The physiological mechanisms that allow the uterus eversion and protrusion are unknown. Hypocalcemia (low serum calcium concentration) is often implicated as a risk factor.

January 18, 2018

3 Min Read
Hypocalcemia: A risk for uterine prolapses?

Researchers: Mariola Grez and Thomas Crenshaw, University of Wisconsin-Madison
Hog producers strive to keep sows healthy and productive, ideally for multiple parities. In recent years, producers have seen an increase in uterine prolapses, and in most cases, these sows must be euthanized. University of Wisconsin-Madison researchers have recently looked at the risk factors for uterine prolapses to determine the causes.

The physiological mechanisms that allow the uterus eversion and protrusion are unknown. Hypocalcemia (low serum calcium concentration) is often implicated as a risk factor, which raises questions about dietary calcium supplementation. However, limited data are available to support that hypocalcemia occurs in sows at farrowing and the early phases of lactation.

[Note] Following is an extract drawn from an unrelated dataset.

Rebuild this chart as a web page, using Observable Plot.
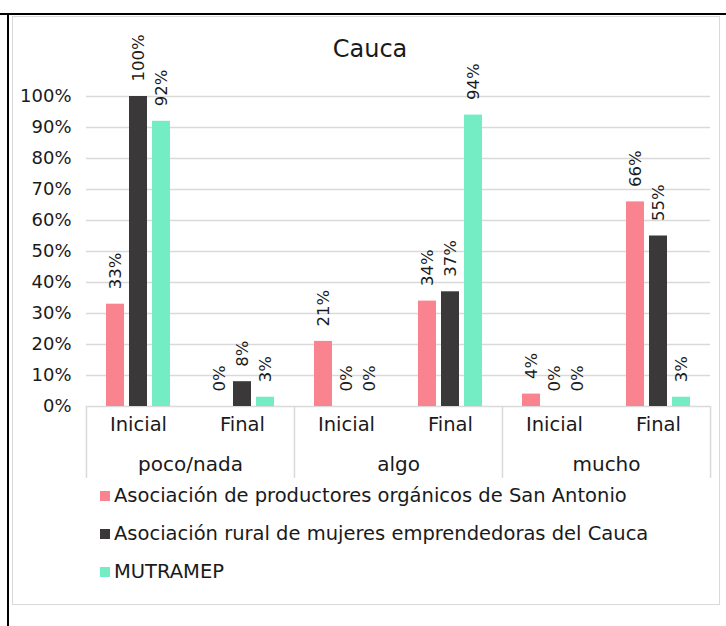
<!DOCTYPE html>
<html>
<head>
<meta charset="utf-8">
<script src="https://cdn.jsdelivr.net/npm/d3@7"></script>
<script src="https://cdn.jsdelivr.net/npm/@observablehq/plot@0.6"></script>
<style>
  html, body { margin: 0; padding: 0; background: #fff; }
  body { width: 726px; height: 626px; position: relative; overflow: hidden; font-family: "DejaVu Sans", sans-serif; color: #1a1a1a; }
  .hline { position: absolute; left: 0; top: 13px; width: 726px; height: 2px; background: #000; }
  .vline { position: absolute; left: 7px; top: 13px; width: 2px; height: 613px; background: #000; }
  .panel { position: absolute; left: 12px; top: 16px; width: 706px; height: 587px; border: 1.5px solid #d9d9d9; }
  .title { position: absolute; left: 0; width: 740px; top: 35px; text-align: center; font-size: 24px; }
  #chart { position: absolute; left: 0; top: 0; }
  .legend { position: absolute; left: 100px; top: 477px; font-size: 19.5px; }
  .legend .item { height: 38px; display: flex; align-items: center; line-height: 22px; white-space: nowrap; }
  .legend .item span.sw { display: inline-block; width: 10px; height: 10px; margin-right: 4px; }
</style>
</head>
<body>
<div class="hline"></div>
<div class="vline"></div>
<div class="panel"></div>
<div class="title">Cauca</div>
<div id="chart"></div>
<div class="legend" id="legend"></div>
<script>
// ---- data ----
const groups = ["poco/nada", "algo", "mucho"];
const phases = ["Inicial", "Final"];
const seriesNames = [
  "Asociación de productores orgánicos de San Antonio",
  "Asociación rural de mujeres emprendedoras del Cauca",
  "MUTRAMEP"
];
const seriesColors = ["#f9838f", "#3a3838", "#74ecc4"];
// values per series, in order: poco/nada Inicial, poco/nada Final, algo Inicial, algo Final, mucho Inicial, mucho Final
const sanAntonio = [0.33, 0.00, 0.21, 0.34, 0.04, 0.66];
const mujeresCauca = [1.00, 0.08, 0.00, 0.37, 0.00, 0.55];
const mutramep = [0.92, 0.03, 0.00, 0.94, 0.00, 0.03];
const yTicks = [0, 0.1, 0.2, 0.3, 0.4, 0.5, 0.6, 0.7, 0.8, 0.9, 1.0];

// ---- table ----
const seriesValues = [sanAntonio, mujeresCauca, mutramep];
const clusterKeys = [];
groups.forEach(g => phases.forEach(p => clusterKeys.push(g + "|" + p)));
const rows = [];
seriesNames.forEach((s, si) => {
  clusterKeys.forEach((k, ki) => {
    rows.push({cluster: k, series: s, value: seriesValues[si][ki]});
  });
});

// ---- layout ----
const W = 726, H = 490;
const mTop = 96, mBottom = 84, mLeft = 85, mRight = 16;
const padInner = 0.22, padOuter = 0.87;
const facetW = (W - mLeft - mRight) / clusterKeys.length;
const step = facetW / (seriesNames.length - padInner + 2 * padOuter);
const bw = step * (1 - padInner);
const edgeOffset = padOuter * step + bw / 2;
const plotH = H - mTop - mBottom;

const font = "'DejaVu Sans', sans-serif";
const pct = d3.format(".0%");

const leftSeps = groups.map(g => g + "|Inicial");
const lastKey = clusterKeys[clusterKeys.length - 1];

const chart = Plot.plot({
  width: W,
  height: H,
  marginTop: mTop,
  marginBottom: mBottom,
  marginLeft: mLeft,
  marginRight: mRight,
  style: {fontFamily: font, color: "#1a1a1a", background: "transparent"},
  fx: {domain: clusterKeys, padding: 0, axis: null},
  x: {domain: seriesNames, paddingInner: padInner, paddingOuter: padOuter, axis: null},
  y: {domain: [0, 1], axis: null},
  color: {domain: seriesNames, range: seriesColors},
  marks: [
    Plot.gridY(yTicks, {stroke: "#d9d9d9", strokeOpacity: 1, strokeWidth: 1.5}),
    Plot.axisY({ticks: yTicks, tickSize: 0, tickPadding: 15, fontSize: 18, tickFormat: pct, label: null}),
    Plot.axisFx({anchor: "bottom", tickSize: 0, tickPadding: 11, fontSize: 19.5, tickFormat: d => d.split("|")[1], label: null}),
    Plot.barY(rows, {fx: "cluster", x: "series", y: "value", fill: "series"}),
    Plot.text(rows, {
      fx: "cluster", x: "series", y: "value",
      text: d => pct(d.value),
      rotate: -90, textAnchor: "start", dy: -15, fontSize: 16.5, fill: "#1a1a1a"
    }),
    Plot.ruleX(leftSeps, {
      fx: d => d, x: () => seriesNames[0], dx: -edgeOffset,
      stroke: "#d9d9d9", strokeWidth: 1.5, insetTop: plotH, insetBottom: -72
    }),
    Plot.ruleX([lastKey], {
      fx: d => d, x: () => seriesNames[seriesNames.length - 1], dx: edgeOffset,
      stroke: "#d9d9d9", strokeWidth: 1.5, insetTop: plotH, insetBottom: -72
    }),
    Plot.text(groups, {
      fx: g => g + "|Inicial", text: d => d,
      frameAnchor: "bottom-right", textAnchor: "middle", lineAnchor: "middle",
      dy: 58, fontSize: 20, fill: "#1a1a1a"
    })
  ]
});
document.getElementById("chart").appendChild(chart);

// ---- legend ----
const legend = document.getElementById("legend");
seriesNames.forEach((s, i) => {
  const item = document.createElement("div");
  item.className = "item";
  const sw = document.createElement("span");
  sw.className = "sw";
  sw.style.background = seriesColors[i];
  item.appendChild(sw);
  item.appendChild(document.createTextNode(s));
  legend.appendChild(item);
});
</script>
</body>
</html>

In dairy cows, high-calcium diets fed during late-gestation suppress physiological mechanisms required for calcium intestinal absorption and calcium mobilization from bone. These processes are critical to maintain serum calcium levels during early lactation when the calcium demand increases for milk production. Thus dairy cows fed high-calcium diets have a greater prevalence of milk fever.

High-calcium diet studied
This experiment, conducted at the Swine Research and Teaching Center of the University of Wisconsin-Madison between December 2016 and January 2017, aimed to examine the relationship between a high calcium concentration in diets fed to multiparous sows and the development of hypocalcemia during the early lactation phase.

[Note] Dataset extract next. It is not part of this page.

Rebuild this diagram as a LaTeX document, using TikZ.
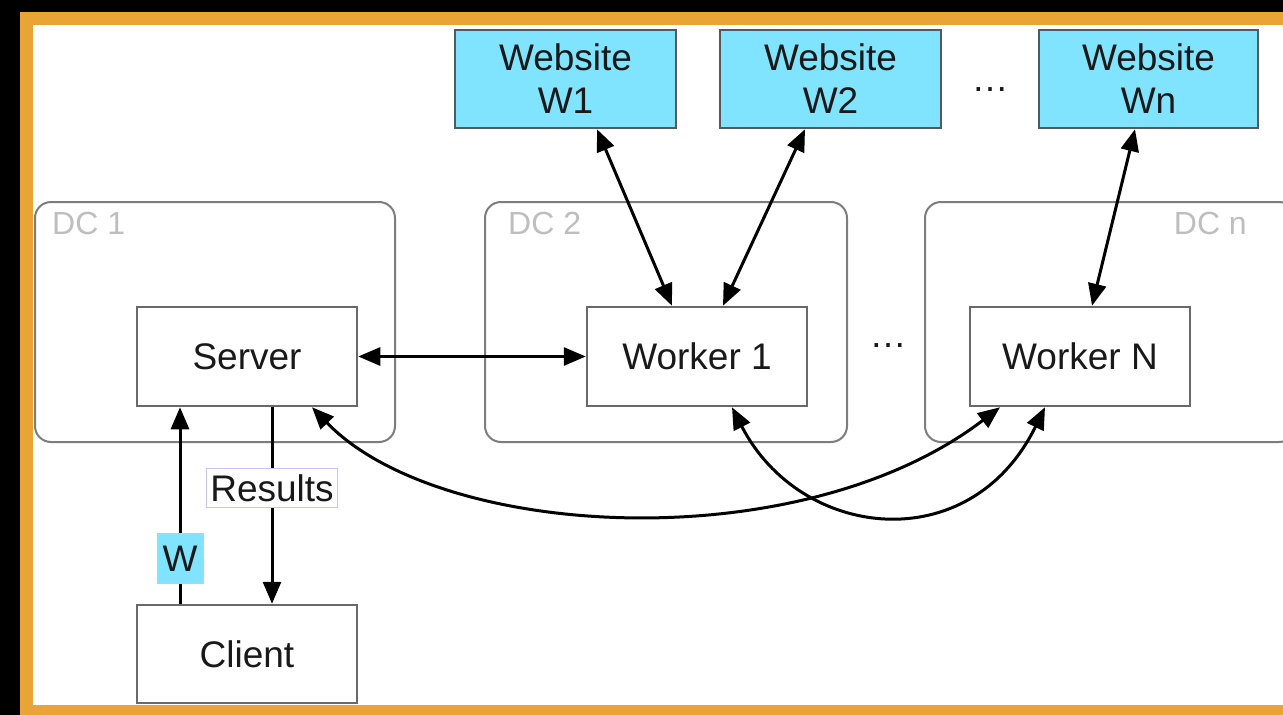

Twelve crossbred (Large White x Landrace) multiparous sows were fed with a control diet (0.65% calcium and 0.60% phosphorus) or with a high-calcium diet (1.75% calcium and 0.70% phosphorus). These diets were fed from gestation Day 90 until the end of lactation.

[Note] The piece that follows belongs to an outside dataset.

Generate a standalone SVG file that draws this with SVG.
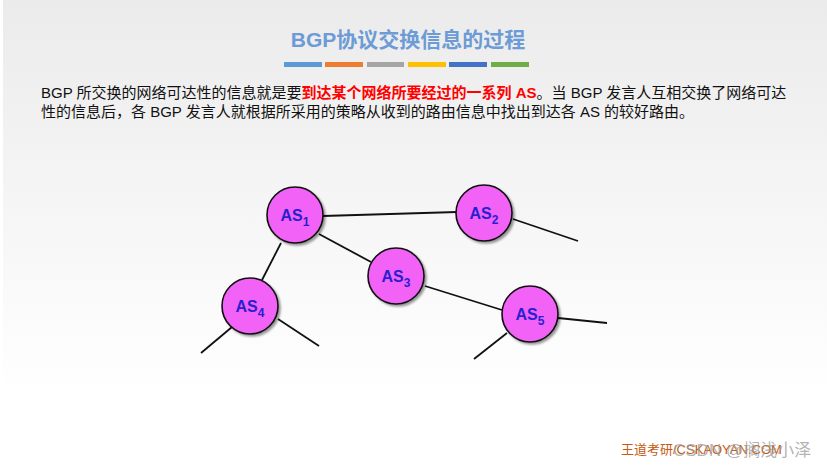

On Day 112 of gestation indwelling, venous catheters were placed in each sow. Blood samples were collected at 15-minute intervals within four designated times — 7 and 10 a.m., and 1 and 5 p.m. (0700, 1000, 1300 and 1700) — on gestation Day 113 and lactation Days 1, 3 and 5.


Venous blood gases, electrolytes and total serum calcium and phosphorus were analyzed. Unexpectedly, sows fed with the HCa diet presented a greater (P < 0.01) concentration of blood ionized Ca2+ and total serum calcium at each blood collection time. Ionized Ca2+ was 50% of the total serum Ca for both treatment groups.

Serum phosphorus concentrations were lower (P < 0.01) for sows fed with the HCa diet. Differences due to dietary treatments were not detected (P > 0.05) in blood gases (pH, O2, CO2 and HCO3-), electrolytes (K+, Na+, and Cl-) and blood metabolites (glucose and lactate).

Differences in reproductive parameters (litter size and pig weights) attributable to dietary treatments were not expected.

These parameters were recorded, but they were not statistically analyzed. The mean of pig weights at birth was 1.3 kilograms. The mean of litter size at birth (live born) and weaning were 14.7 and 11.4 pigs, respectively.

Unexpectedly, sows fed a high-calcium diet during the month before farrowing, displayed a consistent but slightly higher serum concentration of total calcium than sows fed a control diet (10.93 vs. 9.75 mg/dL).

No hypocalcemia after farrowing
Regardless of the dietary treatment, ionized Ca2+ represented 50% of the total calcium concentration in the serum. Therefore, the high-calcium diet provided during the prefarrowing period was not associated with hypocalcemia after farrowing. However, sows fed the high calcium diet had lower serum phosphorus concentrations compared with the control diet (3.5 vs. 6.0 mg/dL).

Clinical signs of hypophosphatemia (low serum phosphorus concentrations) were not observed. Differences in the blood gases and electrolyte measurements were not detected between sows fed the two dietary treatments. All of the blood gas and electrolyte levels were within the physiologically normal reference ranges. Hormones that regulated the physiological processes involved in maintaining the serum calcium and phosphorus concentrations are being analyzed.

In conclusion, hypocalcemia was not observed in periparturient sows fed with the HCa diets. Conversely, they presented hypophosphatemia. Future experiments should focus on factors other than hypocalcemia to identify causes of uterine prolapses in sows.